**Aim of the exercise:** All lines below must be repeated exactly, with the pictures omitted.

**Source material:**
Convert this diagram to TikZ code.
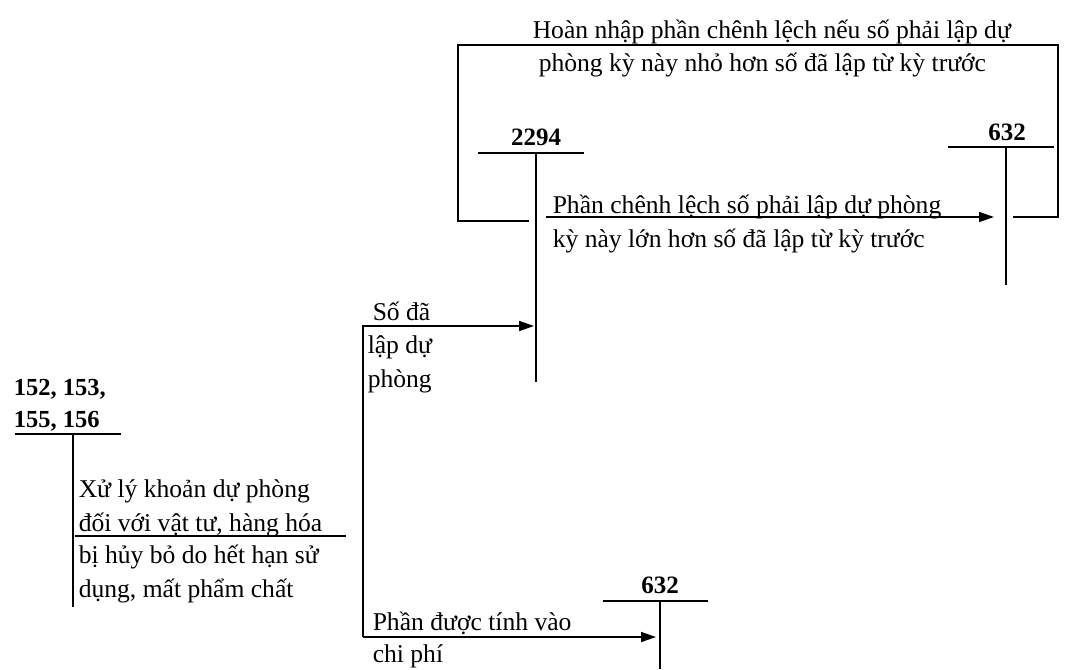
\documentclass[tikz,border=0pt]{standalone}
\usepackage{fontspec}
\setmainfont{Liberation Serif}
\usetikzlibrary{arrows.meta}
\begin{document}
\begin{tikzpicture}[x=1pt,y=-1pt,line width=1.5pt,
  txt/.style={anchor=base west,inner sep=0pt,font=\fontsize{25.6}{30}\selectfont},
  acc/.style={anchor=base,inner sep=0pt,font=\fontsize{25}{30}\selectfont\bfseries},
  accl/.style={anchor=base west,inner sep=0pt,font=\fontsize{24.5}{30}\selectfont\bfseries},
  tline/.style={line width=1.7pt},
  arr/.style={-{Triangle[length=15pt,width=10pt]}}]
\useasboundingbox (0,0) rectangle (1067,669);
% ---- T-accounts
% 2294
\node[acc] (a2294) at (536,145) {2294};
\coordinate (h2294l) at (478,153);
\coordinate (h2294r) at (584,153);
\coordinate (v2294t) at (536,153);
\coordinate (v2294b) at (536,382);
\draw[tline] (h2294l) -- (h2294r) (v2294t) -- (v2294b);
% 632 top
\node[acc] (a632t) at (1007,140) {632};
\coordinate (h632tl) at (948,147);
\coordinate (h632tr) at (1054,147);
\coordinate (v632tt) at (1006,147);
\coordinate (v632tb) at (1006,285);
\draw[tline] (h632tl) -- (h632tr) (v632tt) -- (v632tb);
% 152...
\node[accl] (a152a) at (13,395) {152, 153,};
\node[accl] (a152b) at (13,427) {155, 156};
\coordinate (h152l) at (15,434);
\coordinate (h152r) at (121,434);
\coordinate (v152t) at (73,434);
\coordinate (v152b) at (73,607);
\draw[tline] (h152l) -- (h152r) (v152t) -- (v152b);
% 632 bottom
\node[acc] (a632b) at (660,593) {632};
\coordinate (h632bl) at (603,601);
\coordinate (h632br) at (708,601);
\coordinate (v632bt) at (660,601);
\coordinate (v632bb) at (660,669);
\draw[tline] (h632bl) -- (h632br) (v632bt) -- (v632bb);
% ---- top loop (Hoan nhap)
\node[txt] (hn1) at (532,38) {Hoàn nhập phần chênh lệch nếu số phải lập dự};
\node[txt] (hn2) at (538,71) {phòng kỳ này nhỏ hơn số đã lập từ kỳ trước};
\coordinate (loopS) at (1013,217);
\coordinate (loopR) at (1058,45);
\coordinate (loopL) at (458,45);
\coordinate (loopE) at (529,221);
\draw (loopS) -| (loopR) -- (loopL) |- (loopE);
% ---- arrow 2294 -> 632
\node[txt] (pc1) at (552,213) {Phần chênh lệch số phải lập dự phòng};
\node[txt] (pc2) at (552,247) {kỳ này lớn hơn số đã lập từ kỳ trước};
\coordinate (pcS) at (546,217);
\coordinate (pcE) at (994,217);
\draw[arr] (pcS) -- (pcE);
% ---- left explanation
\node[txt] (x1) at (78,497) {Xử lý khoản dự phòng};
\node[txt] (x2) at (78,531) {đối với vật tư, hàng hóa};
\node[txt] (x3) at (78,563) {bị hủy bỏ do hết hạn sử};
\node[txt] (x4) at (78,597) {dụng, mất phẩm chất};
\coordinate (xl) at (75,536);
\coordinate (xr) at (346,536);
\draw (xl) -- (xr);
% ---- split
\coordinate (sT) at (363,326);
\coordinate (sB) at (363,637);
\coordinate (sE1) at (534,326);
\coordinate (sE2) at (656,637);
\draw[arr] (sB) -- (sT) -- (sE1);
\draw[arr] (sB) -- (sE2);
\node[txt] (sd1) at (372,320) {Số đã};
\node[txt] (sd2) at (367,353) {lập dự};
\node[txt] (sd3) at (367,387) {phòng};
\node[txt] (pd1) at (372,630) {Phần được tính vào};
\node[txt] (pd2) at (372,662) {chi phí};
\end{tikzpicture}
\end{document}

**Exercise result:**
Convert this diagram to TikZ code.
\documentclass[tikz,border=0pt]{standalone}
\usepackage{fontspec}
\setmainfont{Liberation Serif}
\usetikzlibrary{arrows.meta}
\begin{document}
\begin{tikzpicture}[x=1pt,y=-1pt,line width=1.5pt,
  txt/.style={anchor=base west,inner sep=0pt,font=\fontsize{25.6}{30}\selectfont},
  acc/.style={anchor=base,inner sep=0pt,font=\fontsize{25}{30}\selectfont\bfseries},
  accl/.style={anchor=base west,inner sep=0pt,font=\fontsize{24.5}{30}\selectfont\bfseries},
  tline/.style={line width=1.7pt},
  arr/.style={-{Triangle[length=15pt,width=10pt]}}]
\useasboundingbox (0,0) rectangle (1067,669);
% ---- T-accounts
% 2294
\node[acc] (a2294) at (536,145) {2294};
\coordinate (h2294l) at (478,153);
\coordinate (h2294r) at (584,153);
\coordinate (v2294t) at (536,153);
\coordinate (v2294b) at (536,382);
\draw[tline] (h2294l) -- (h2294r) (v2294t) -- (v2294b);
% 632 top
\node[acc] (a632t) at (1007,140) {632};
\coordinate (h632tl) at (948,147);
\coordinate (h632tr) at (1054,147);
\coordinate (v632tt) at (1006,147);
\coordinate (v632tb) at (1006,285);
\draw[tline] (h632tl) -- (h632tr) (v632tt) -- (v632tb);
% 152...
\node[accl] (a152a) at (13,395) {152, 153,};
\node[accl] (a152b) at (13,427) {155, 156};
\coordinate (h152l) at (15,434);
\coordinate (h152r) at (121,434);
\coordinate (v152t) at (73,434);
\coordinate (v152b) at (73,607);
\draw[tline] (h152l) -- (h152r) (v152t) -- (v152b);
% 632 bottom
\node[acc] (a632b) at (660,593) {632};
\coordinate (h632bl) at (603,601);
\coordinate (h632br) at (708,601);
\coordinate (v632bt) at (660,601);
\coordinate (v632bb) at (660,669);
\draw[tline] (h632bl) -- (h632br) (v632bt) -- (v632bb);
% ---- top loop (Hoan nhap)
\node[txt] (hn1) at (532,38) {Hoàn nhập phần chênh lệch nếu số phải lập dự};
\node[txt] (hn2) at (538,71) {phòng kỳ này nhỏ hơn số đã lập từ kỳ trước};
\coordinate (loopS) at (1013,217);
\coordinate (loopR) at (1058,45);
\coordinate (loopL) at (458,45);
\coordinate (loopE) at (529,221);
\draw (loopS) -| (loopR) -- (loopL) |- (loopE);
% ---- arrow 2294 -> 632
\node[txt] (pc1) at (552,213) {Phần chênh lệch số phải lập dự phòng};
\node[txt] (pc2) at (552,247) {kỳ này lớn hơn số đã lập từ kỳ trước};
\coordinate (pcS) at (546,217);
\coordinate (pcE) at (994,217);
\draw[arr] (pcS) -- (pcE);
% ---- left explanation
\node[txt] (x1) at (78,497) {Xử lý khoản dự phòng};
\node[txt] (x2) at (78,531) {đối với vật tư, hàng hóa};
\node[txt] (x3) at (78,563) {bị hủy bỏ do hết hạn sử};
\node[txt] (x4) at (78,597) {dụng, mất phẩm chất};
\coordinate (xl) at (75,536);
\coordinate (xr) at (346,536);
\draw (xl) -- (xr);
% ---- split
\coordinate (sT) at (363,326);
\coordinate (sB) at (363,637);
\coordinate (sE1) at (534,326);
\coordinate (sE2) at (656,637);
\draw[arr] (sB) -- (sT) -- (sE1);
\draw[arr] (sB) -- (sE2);
\node[txt] (sd1) at (372,320) {Số đã};
\node[txt] (sd2) at (367,353) {lập dự};
\node[txt] (sd3) at (367,387) {phòng};
\node[txt] (pd1) at (372,630) {Phần được tính vào};
\node[txt] (pd2) at (372,662) {chi phí};
\end{tikzpicture}
\end{document}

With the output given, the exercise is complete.